En ausencia de las rampas de acceso a la tierra, los vecinos y vecinas de Cervás y Chanteiro buscaron soluciones que facilitasen los accesos para las salidas a pescar en esa zona de la cuesta. De aquella el pulpo, pescado al espejo o a la sella, era el producto estrella de la zona.
Construyeron en la parte baja del acantilado de la ensenada de Ansuela (lugar de Figueirido, Aguamexa,…) alpendres con el fin de dejar los aparejos de pesca que usaban a diario e incluso subir por allí los botes, protegiéndolos del trabajo del mar.
Los alpendres pueden contemplarse desde la ruta de senderismo que recorre la costa aresana, desde el mirador del Petelo hasta el castro de Santa Mariña.
La tradición musical gallega da testimonio de la importancia de la vida marinera en el desarrollo de la sociedad gallega. Ares no es ajeno a esta estrecha vinculación. Por todos es conocida su querencia por la música en todos los ámbitos, pero muy particularmente en la música grupal o coral.
Prueba de esto son las rondallas o comparsas formadas por las tripulaciones de lso barcos aresanos, como la llamada “Los del Liraña” (1928), que faenaban en el barco que les daba nombre, o la comparsa “Los del Marengo” (1953).

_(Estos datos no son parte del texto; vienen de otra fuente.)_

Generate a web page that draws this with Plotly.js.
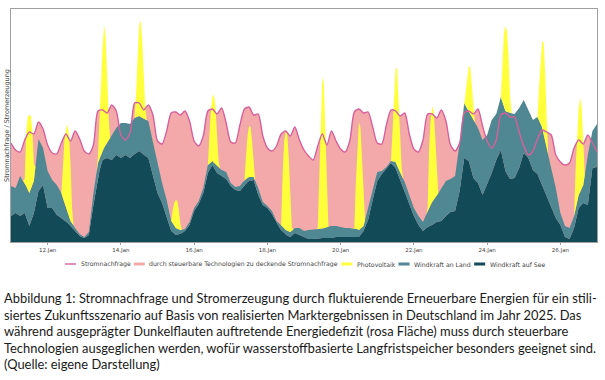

Pero la importancia del mar en la vida social aresana no se restringe a la música, sino que abarca también otros ámbitos como el deportivo germinando, por ejemplo, el Club de Remo Ares en las mentes y cuerpos de la gente del mar, o mismo el del luto, donde toda la villa acompañaba a las familias en los entierros de los marineros.
El Ares tradicional fue siempre villa entre el mar y la tierra, y logró una preciosa simbiosis, hoy admirable, desde el punto de vista ambiental. En los tiempos más duros, la supervivencia se cifraba en el enigma del mar, no siempre generoso, y en la regularidad de la matanza. Y ambos ciclos se alimentaban entre sí.
El marisco, lejos de ser lujo, servía la mayor parte de las veces para abonar las fincas. El “saín”, grasa sobrante del prensado de la sardina, daba para pinturas y alumbrados. Y el escamado y la “xebra”, racimo de algas de ribera, colmaban los estercoleros.
Nada se perdía. Todo terminaba en la ceba del puerco, que cada año, con puntualidad ritual, proporcionaba el suplemento de proteínas necesario para sostener la vida difícil de mareantes y mariscadoras.
Quien no tenía para la matanza se contentaba con la xurela, que no entraba en la salgadura por el exceso de tamaño, y era denominada por el saber popular como “el cerdo de los pobres”.
La vida de ártabros y ártabros fue siempre esa. La de saber conciliar la cultura de la tierra con la cultura del mar, y continuar siendo.